We shipped two fixes:
- A calibrator bypass for group-stage matches (the tournament-tier isotonic curve was pooling group-stage draws with knockout-stage non-draws and suppressing the prediction).
- A multiplicative draw scaling factor (1.05 post-extremization), Brier-optimized on the full 830-match corpus.
Combined improvement: -2.7% Brier on group-stage predictions. Found by investigating a motivation hypothesis that turned out to be wrong.
Lessons
Confounders in football analytics are structural, not subtle. The matchday confounder is obvious in retrospect. Motivation states are defined by when they occur in the tournament. Comparing "open" (matchday 1) to "draw-defending" (matchday 3) without controlling for matchday is comparing apples to oranges. Yet the football economics literature (Brams & Ismail 2018) reports motivation effects without this control.
Small-sample reversion to the mean is real. The most suggestive cell in our earlier 14-edition analysis was "draw_enough x must_win" at n=13 with a 46% draw rate. After doubling the corpus to 23 editions (n=23), this regressed to 30%. The initial finding was noise.
Negative results should ship fixes, not just conclusions. The motivation study itself was a dead end. But the systematic analysis of group-stage draw rates (which only happened because we were looking for motivation effects) led to a calibration fix worth 2.7% Brier. The most valuable finding was adjacent to the hypothesis, not the hypothesis itself.

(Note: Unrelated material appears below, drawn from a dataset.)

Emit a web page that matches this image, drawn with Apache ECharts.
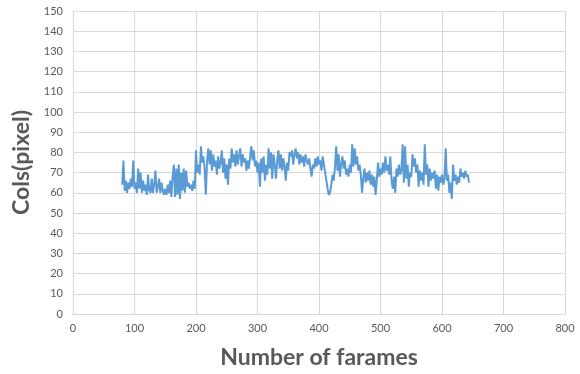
<!DOCTYPE html>
<html>
<head>
<meta charset="utf-8">
<script src="https://cdn.jsdelivr.net/npm/echarts@6/dist/echarts.min.js"></script>
<style>
  html, body { margin: 0; padding: 0; background: #fff; }
  #chart { width: 580px; height: 374px; }
</style>
</head>
<body>
<div id="chart"></div>
<script>
// frame numbers (every 2nd frame) and column values
const frames = [
  80, 82, 84, 86, 88, 90, 92, 94, 96, 98, 100, 102, 104, 106, 108, 110, 112, 114, 116, 118,
  120, 122, 124, 126, 128, 130, 132, 134, 136, 138, 140, 142, 144, 146, 148, 150, 152, 154, 156, 158,
  160, 162, 164, 166, 168, 170, 172, 174, 176, 178, 180, 182, 184, 186, 188, 190, 192, 194, 196, 198,
  200, 202, 204, 206, 208, 210, 212, 214, 216, 218, 220, 222, 224, 226, 228, 230, 232, 234, 236, 238,
  240, 242, 244, 246, 248, 250, 252, 254, 256, 258, 260, 262, 264, 266, 268, 270, 272, 274, 276, 278,
  280, 282, 284, 286, 288, 290, 292, 294, 296, 298, 300, 302, 304, 306, 308, 310, 312, 314, 316, 318,
  320, 322, 324, 326, 328, 330, 332, 334, 336, 338, 340, 342, 344, 346, 348, 350, 352, 354, 356, 358,
  360, 362, 364, 366, 368, 370, 372, 374, 376, 378, 380, 382, 384, 386, 388, 390, 392, 394, 396, 398,
  400, 402, 404, 406, 408, 410, 412, 414, 416, 418, 420, 422, 424, 426, 428, 430, 432, 434, 436, 438,
  440, 442, 444, 446, 448, 450, 452, 454, 456, 458, 460, 462, 464, 466, 468, 470, 472, 474, 476, 478,
  480, 482, 484, 486, 488, 490, 492, 494, 496, 498, 500, 502, 504, 506, 508, 510, 512, 514, 516, 518,
  520, 522, 524, 526, 528, 530, 532, 534, 536, 538, 540, 542, 544, 546, 548, 550, 552, 554, 556, 558,
  560, 562, 564, 566, 568, 570, 572, 574, 576, 578, 580, 582, 584, 586, 588, 590, 592, 594, 596, 598,
  600, 602, 604, 606, 608, 610, 612, 614, 616, 618, 620, 622, 624, 626, 628, 630, 632, 634, 636, 638,
  640, 642, 644
];
const cols = [
  64, 76, 61, 66, 60, 65, 62, 67, 63, 76, 62, 65, 60, 72, 62, 70, 60, 66, 61, 64,
  59, 69, 61, 60, 67, 60, 64, 71, 60, 63, 67, 60, 65, 61, 59, 62, 59, 64, 60, 66,
  58, 68, 74, 58, 72, 59, 74, 57, 70, 61, 72, 60, 71, 63, 65, 62, 64, 61, 66, 62,
  81, 70, 74, 69, 83, 75, 78, 72, 59, 76, 82, 74, 81, 71, 79, 73, 76, 69, 78, 72,
  75, 81, 70, 77, 67, 74, 64, 77, 72, 82, 75, 79, 73, 81, 74, 78, 82, 73, 79, 75,
  77, 71, 76, 72, 78, 83, 76, 81, 73, 76, 70, 75, 63, 77, 70, 78, 66, 74, 69, 82,
  72, 80, 67, 79, 74, 67, 76, 81, 72, 79, 71, 77, 73, 66, 75, 71, 80, 78, 81, 74,
  79, 82, 77, 80, 74, 79, 75, 78, 73, 79, 76, 74, 77, 72, 68, 74, 72, 77, 73, 78,
  74, 76, 71, 78, 74, 70, 66, 62, 59, 60, 64, 69, 66, 73, 83, 71, 79, 68, 74, 78,
  72, 76, 69, 72, 68, 74, 70, 84, 73, 82, 74, 78, 71, 74, 69, 60, 67, 72, 65, 70,
  66, 71, 64, 69, 63, 68, 59, 66, 75, 68, 72, 69, 75, 70, 78, 71, 74, 69, 78, 66,
  62, 68, 60, 72, 68, 74, 69, 71, 84, 65, 83, 67, 74, 63, 70, 68, 79, 73, 77, 70,
  74, 63, 71, 66, 70, 64, 84, 69, 74, 63, 72, 66, 70, 67, 71, 62, 69, 61, 68, 65,
  69, 64, 67, 82, 66, 69, 60, 65, 57, 74, 66, 69, 64, 68, 65, 72, 68, 70, 67, 71,
  68, 69, 65
];

const chart = echarts.init(document.getElementById('chart'));

const gridColor = '#d9d9d9';
const textColor = '#595959';

const option = {
  backgroundColor: '#fff',
  animation: false,
  grid: {
    left: 73,
    right: 15,
    top: 11,
    bottom: 59,
  },
  xAxis: {
    type: 'value',
    min: 0,
    max: 800,
    interval: 100,
    name: 'Number of farames',
    nameLocation: 'middle',
    nameGap: 32,
    nameTextStyle: {
      fontFamily: 'Lato',
      fontWeight: 'bold',
      fontSize: 23,
      color: textColor,
    },
    axisLine: { show: true, lineStyle: { color: gridColor, width: 1 } },
    axisTick: { show: false },
    axisLabel: {
      color: textColor,
      fontFamily: 'Lato',
      fontSize: 11,
      margin: 9,
    },
    splitLine: { show: true, lineStyle: { color: gridColor, width: 1 } },
  },
  yAxis: {
    type: 'value',
    min: 0,
    max: 150,
    interval: 10,
    name: 'Cols(pixel)',
    nameLocation: 'middle',
    nameGap: 39,
    nameTextStyle: {
      fontFamily: 'Lato',
      fontWeight: 'bold',
      fontSize: 23,
      color: textColor,
    },
    axisLine: { show: true, lineStyle: { color: gridColor, width: 1 } },
    axisTick: { show: false },
    axisLabel: {
      color: textColor,
      fontFamily: 'Lato',
      fontSize: 11,
      margin: 10,
    },
    splitLine: { show: true, lineStyle: { color: gridColor, width: 1 } },
  },
  series: [
    {
      type: 'line',
      data: frames.map((f, i) => [f, cols[i]]),
      showSymbol: false,
      symbol: 'none',
      lineStyle: {
        width: 2,
        color: '#5b9bd5',
      },
    },
  ],
};

chart.setOption(option);
</script>
</body>
</html>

Pre-define your gate. We specified four criteria before running the analysis: minimum sample size, delta threshold, CI excluding zero, and matchday control. The analysis failed criteria 3 and 4. Without pre-commitment, it would be tempting to argue that CI [-0.009, +0.170] "nearly excludes zero" and ship anyway.
Reproducibility
The full analysis pipeline is open:
- State classification engine:
scripts/_motivation_state.py - Residual backtest:
scripts/backtest_motivation_residuals.py - 830 matches across 23 tournament editions (1990 to 2024)
- 2000 bootstrap resamples, seed 1729
- Pre-defined decision gate with four conjunctive criteria
The research note with all tables and intermediate results is published at /research/notes/hidden-motivations.